In a large bowl, crush the shredded wheat and then stir in the chocolate, keeping back about a 1/2 tbsp to use with the chick.
Grease a sandwich tin and press the shredded wheat mix into it, so it's slightly higher around the sides, then place in the fridge to set.
For the chick
Turn clean plate or bowl upside down and place two chocolate buttons side by side on the base.
Dab a little melted chocolate in the middle between the two.
Sit the egg on top, widest end at the bottom and leaning back slightly. Hold in place until the chocolate sets enough to allow you to let go.
Dip the bottom edge of another button into the chocolate and stick on the side of the chick to make a wing. Repeat to make the other wing.

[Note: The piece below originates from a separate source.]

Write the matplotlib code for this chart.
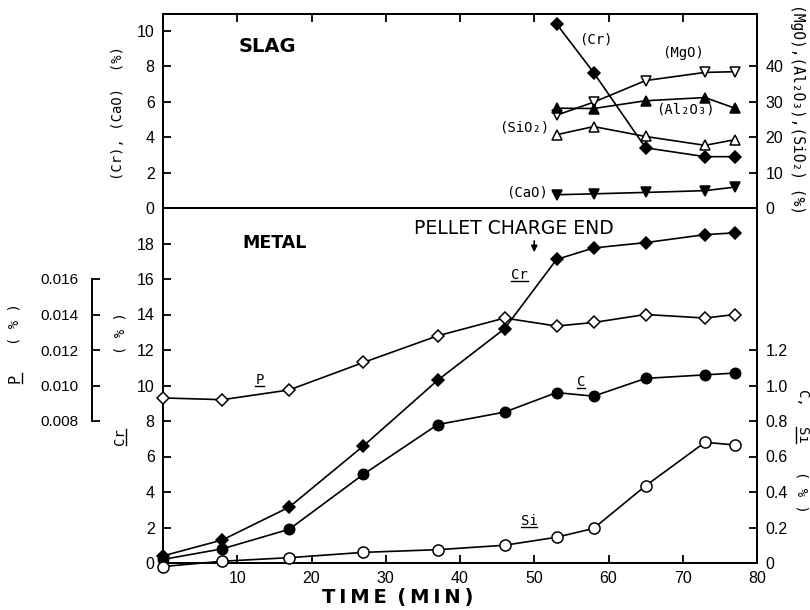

Use dabs of chocolate to fix two white mini eggs, pointy end up, on to the egg to form the eyes.
The feet should have set enough now that you can lift the chick off the plate to lie flat. If it won't come away, run the hot tap over the other side of the plate for 1-2 seconds and the chick should lift away into your hand.
Trim a little off the edges of the two orange buttons, dip the trimmed edge in chocolate and stick on to make the beak.
Use the black icing pen to draw on the pupils.
Dab the pupils with a slightly wet finger to make them even and round.
Bring it all together
Retrieve your nest from the fridge and tip out. If it's stuck, run the hot tap over the base of the tin for 1-2 seconds and it should drop out into your hand.
Stand the chick in the middle of your nest and surround with the remaining Mini Eggs.